The research house said this came amid questions directed by certain parties towards the central bank on setting the overnight policy rate.

“Foreign investors net sold RM32.3 million last Tuesday and RM22.6 million on Wednesday, before picking up RM86.6 million on Thursday and RM40.6 million on Friday.

“The top three sectors that saw net inflows by foreign investors last week were financial services at RM99.2 million, construction at RM11.1 million, and energy at RM5.3 million.

“The bottom three sectors with net outflows were plantation at RM15.9 million, telecommunications and media at RM13.8 million, and utilities at RM6.7 million,” it said.

MIDF said local institutions turned set sellers for the week, net selling RM124.4 million.

It said they began the week net buying RM19.2 million last Tuesday, before net selling at RM6.1 million on Wednesday, RM91.9 million on Thursday and RM45.6 million on Friday.

The research house said local retailers remained the most optimistic, net buying every day, amounting to RM52.1 million for the week.

“They net bought RM13.1 million last Tuesday, RM28.7 million on Wednesday, RM5.3 million on Thursday, and RM5.0 million on Friday.

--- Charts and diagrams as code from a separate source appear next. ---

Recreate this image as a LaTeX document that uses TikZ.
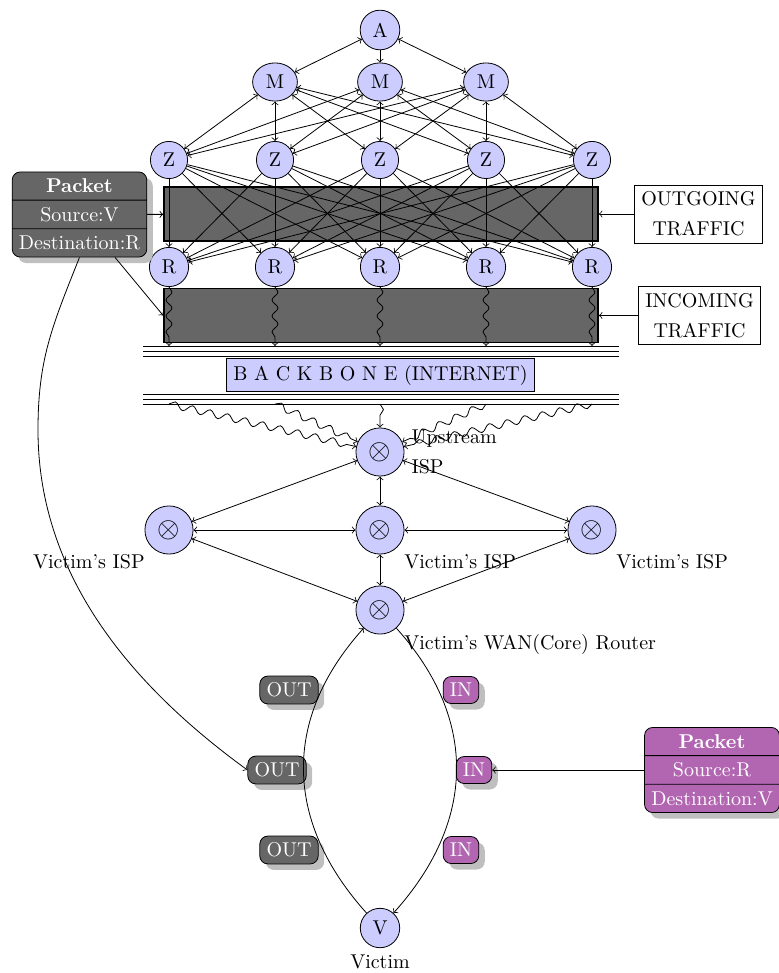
\documentclass[tikz,border=0pt]{standalone}
\usetikzlibrary{shapes.geometric,shapes.multipart,shadows,decorations.pathmorphing}
\begin{document}
\begin{tikzpicture}[x=0.5pt,y=-0.5pt,
  hub/.style={circle,draw,fill=blue!20},
  mnode/.style={ellipse,draw,fill=blue!20},
  isp/.style={circle,draw,fill=blue!20},
  bar/.style={draw,thick,fill=black!60,minimum width=217pt,minimum height=27pt,inner sep=0pt},
  notebox/.style={draw,align=center,font={\linespread{1.25}\selectfont}},
  shade/.style={drop shadow={shadow xshift=3pt,shadow yshift=-3pt,fill=black!25,opacity=1}},
  pkt/.style={rectangle split,rectangle split parts=3,draw,rounded corners=4pt,text=white,shade},
  tag/.style={draw,rounded corners=4pt,text=white,shade},
  wavy/.style={->,decorate,decoration={snake,amplitude=1.5pt,segment length=8pt,post length=3pt}},
  widewavy/.style={->,decorate,decoration={snake,amplitude=1.75pt,segment length=9pt,post length=3pt}}]
\useasboundingbox (0,0) rectangle (779,973);

% distribution tree
\node[hub] (A) at (380,30) {A};
\foreach \x [count=\i] in {275,380,486} \node[mnode] (M\i) at (\x,82) {M};
\foreach \x [count=\i] in {169,275,380,486,592} {
  \node[hub] (Z\i) at (\x,160) {Z};
  \node[hub] (R\i) at (\x,267) {R};
  \coordinate (t\i) at (\x,346);
  \coordinate (b\i) at (\x,404);
}

% traffic bands
\node[bar] (outrect) at (381,214) {};
\node[bar] (inrect) at (381,315.5) {};
\node[notebox] (og) at (698.5,214) {OUTGOING\\TRAFFIC};
\node[notebox] (ic) at (699.5,315.5) {INCOMING\\TRAFFIC};

% backbone
\foreach \y in {346,351,356,394,399,404} \draw (143,\y) -- (619,\y);
\node[draw,fill=blue!20] (bb) at (380.5,375) {B A C K B O N E (INTERNET)};

% packets
\node[pkt,fill=black!60] (pk1) at (79.5,214.5)
  {\textbf{Packet}\nodepart{two}Source:V\nodepart{three}Destination:R};
\node[pkt,fill=violet!60] (pk2) at (712,770)
  {\textbf{Packet}\nodepart{two}Source:R\nodepart{three}Destination:V};

% routers
\node[isp,label={[align=left,font={\linespread{1.25}\selectfont}]right:Upstream\\ISP}] (up) at (380,452) {\Large$\otimes$};
\node[isp,label={below left:Victim's ISP}] (isp1) at (169,530) {\Large$\otimes$};
\node[isp,label={below right:Victim's ISP}] (isp2) at (380,530) {\Large$\otimes$};
\node[isp,label={below right:Victim's ISP}] (isp3) at (592,530) {\Large$\otimes$};
\node[isp,label={below right:Victim's WAN(Core) Router}] (wan) at (380,610) {\Large$\otimes$};
\node[hub,label={below:Victim}] (V) at (380,928) {V};

% in/out tags
\node[tag,fill=black!60] (out1) at (289,690) {OUT};
\node[tag,fill=black!60] (out2) at (277,770) {OUT};
\node[tag,fill=black!60] (out3) at (289,850) {OUT};
\node[tag,fill=violet!60] (in1) at (461,690) {IN};
\node[tag,fill=violet!60] (in2) at (474,770) {IN};
\node[tag,fill=violet!60] (in3) at (461,850) {IN};

% tree links
\draw[<->] (A) -- (M1);
\draw[->] (A) -- (M2);
\draw[<->] (A) -- (M3);
\foreach \m in {1,2,3} \foreach \z in {1,...,5} \draw[<->] (M\m) -- (Z\z);
\foreach \z in {1,...,5} \foreach \r in {1,...,5} \draw[->] (Z\z) -- (R\r);
\foreach \i in {1,...,5} {
  \draw[wavy] (R\i) -- (t\i);
  \draw[widewavy] (b\i) -- (up);
}

% labels to bands
\draw[->] (og) -- (outrect);
\draw[->] (ic) -- (inrect);
\draw[->] (pk1) -- (outrect);
\draw[->] (pk1) -- (inrect.west);
\coordinate (sweep) at (38,430);
\draw[->] (pk1.south) .. controls +(-28,70) and +(0,-70) .. (sweep)
  .. controls +(0,150) and +(-110,-80) .. (out2.west);
\draw[->] (pk2) -- (in2);

% ISP mesh
\draw[<->] (up) -- (isp1);
\draw[<->] (up) -- (isp2);
\draw[<->] (up) -- (isp3);
\draw[<->] (isp1) -- (isp2);
\draw[<->] (isp2) -- (isp3);
\draw[<->] (isp1) -- (wan);
\draw[<->] (isp2) -- (wan);
\draw[<->] (isp3) -- (wan);

% victim loop
\draw[->] (V) to[out=132,in=228,looseness=1.1] (wan);
\draw[->] (wan) to[out=-48,in=48,looseness=1.1] (V);
\end{tikzpicture}
\end{document}
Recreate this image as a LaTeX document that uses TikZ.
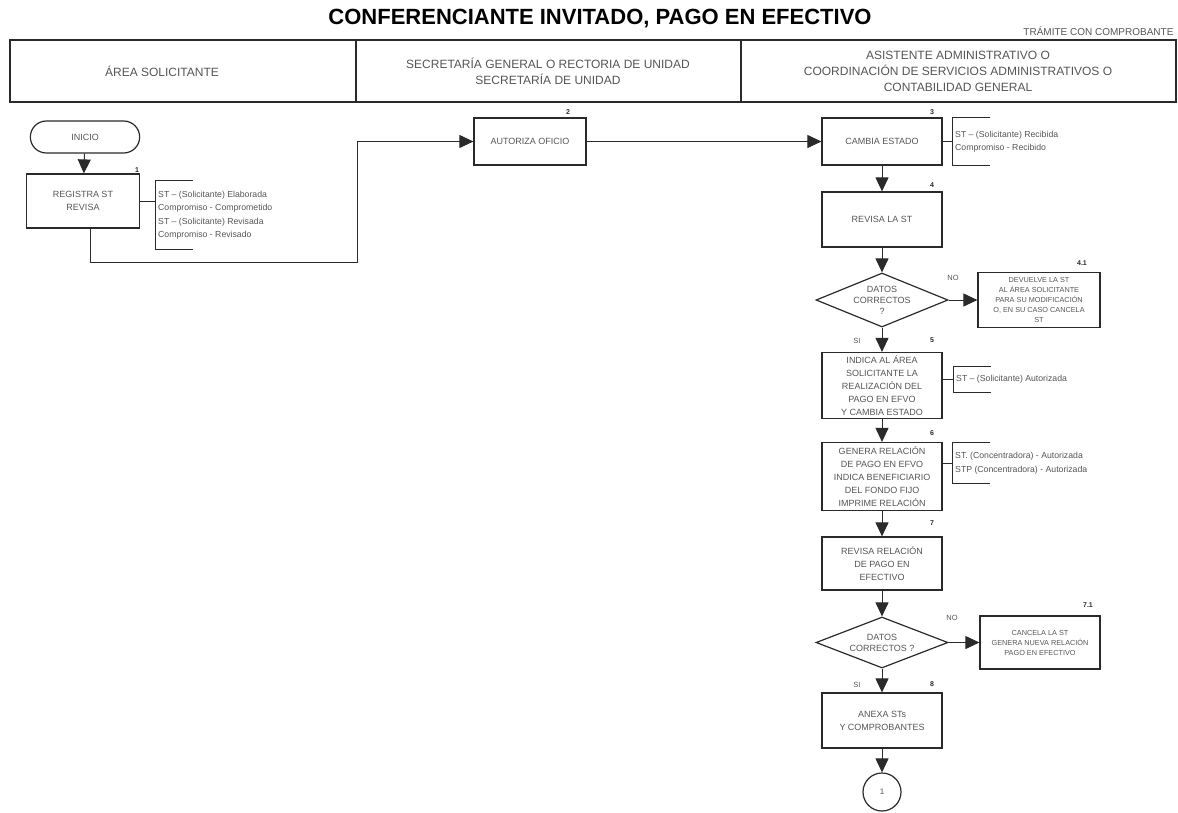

“In terms of participation, there was an increase in average daily trading volume among retail investors by 0.8%, while there were declines among local institutions by 17.6% and foreign investors by 19.4%,” it said.

Commenting on the international situation, MIDF said global markets were off to a positive start in 2023, buoyed by the reopening of China’s borders on Sunday, and a stronger-than-expected jobs report but softer wage growth from the US, signalling a potential easing of inflationary pressures that raised hopes of a soft landing by the US Federal Reserve.

The research house said China’s newly-minted Foreign Minister Qin Gang remarked last week that he will continue to “care about and support the growth of China-US relations”.

It said the appointment of Qin, who is China’s former ambassador to the US, is seen widely as a move to ease the tension between the two economic giants.

“Hong Kong’s Hang Seng Index surged 6.1% last week, ahead of China’s reopening on Sunday, leading the list of major indices that we track. Coming in second was France's CAC 40, wich was up by 6.0%, and the third was Germany’s DAX 40, which was up by 4.9%.

“These can be attributed to the easing of Europe’s inflation for the second consecutive month to 9.2% in December 2022 (November: 10.1%).

“Out of the 20 major indices that we track, 16 ended the week positively. Of the four decliners, the bottom three were the Jakarta Composite Index at 2.4%, India’s Sensex at 1.6%, and Malaysia’s FBM KLCI at 1.0%,” it said.